According to veteran manager Steven W. Birbach, president and CEO of Vanderbilt Property Management, there is nothing untoward about owners of renovated apartments paying lower common charges if those are based on a “percentage of [the] common elements” – essentially, a unit’s square footage.

If a two-bedroom was made into a three-bedroom by walling in a windowed area, with no change to the square footage, “the monthly charges [should] never change,” Birbach says. “They [would] have the same space. It’s not [like a] a rental apartment where if you fix it up you get more rent. The applicable amount of common interest does not change whether you renovate or not.” A same-sized co-op or condo apartment “may be worth more, but that doesn’t change the amount of maintenance or common charges.”

But the aggrieved unit-owner says the renovated apartments are “much larger” than his. If someone who renovated increased the apartment’s size or bought common elements – if he were taking over rooftop space or the board was selling him basement space to make a duplex – “you have to adjust the common charges,” he notes.

More problematically, this board is allegedly looking the other way when it comes to ensuring that contractors are licensed and insured and that renovations are safe and allowable. Typically, a board has the shareholder or unit-owner fill out an alteration agreement and supply the board with documentation for the board to approve.

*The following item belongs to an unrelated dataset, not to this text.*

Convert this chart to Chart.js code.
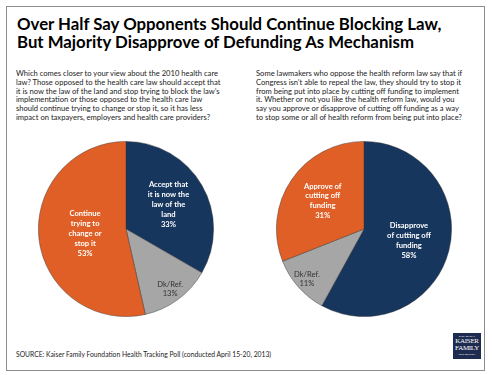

“In the buildings we manage, it’s my job to make sure that licensed, properly insured people are doing the work,” Birbach confirms. “If, God forbid, something happens to a contractor – he falls off a ladder – and he doesn’t have insurance or worker’s compensation, he’s going to sue, and it becomes a whole problem. You want to know if they’re moving load-bearing walls, so that you can bring in an engineer, at the owner’s expense, to make sure it’s safe. Management has to make sure the application process is complete and that it’s sent out to the board for approval.”

From the way the unit-owner in question describes the apparent lack of alteration agreements, the board may not be following practices “that are the norm in our industry,” Birbach says. What recourse does this unit-owner have? “One could call the Department of Buildings or 311 to report a renovation that may require a building permit. However,” he notes, “many renovations don’t require permits, [like] replacing the cabinets.”

For long-term change, Birbach suggests owners with such issues should work to replace negligent board members or, alternatively, to hire outside counsel to compel alteration agreements. But what if the board won’t allow this person to serve?

Birbach is blunt. “The board may not want him on the board but any unit-owner in good standing absolutely has a right to [run for] the board. Whether that person gets enough votes is another story.”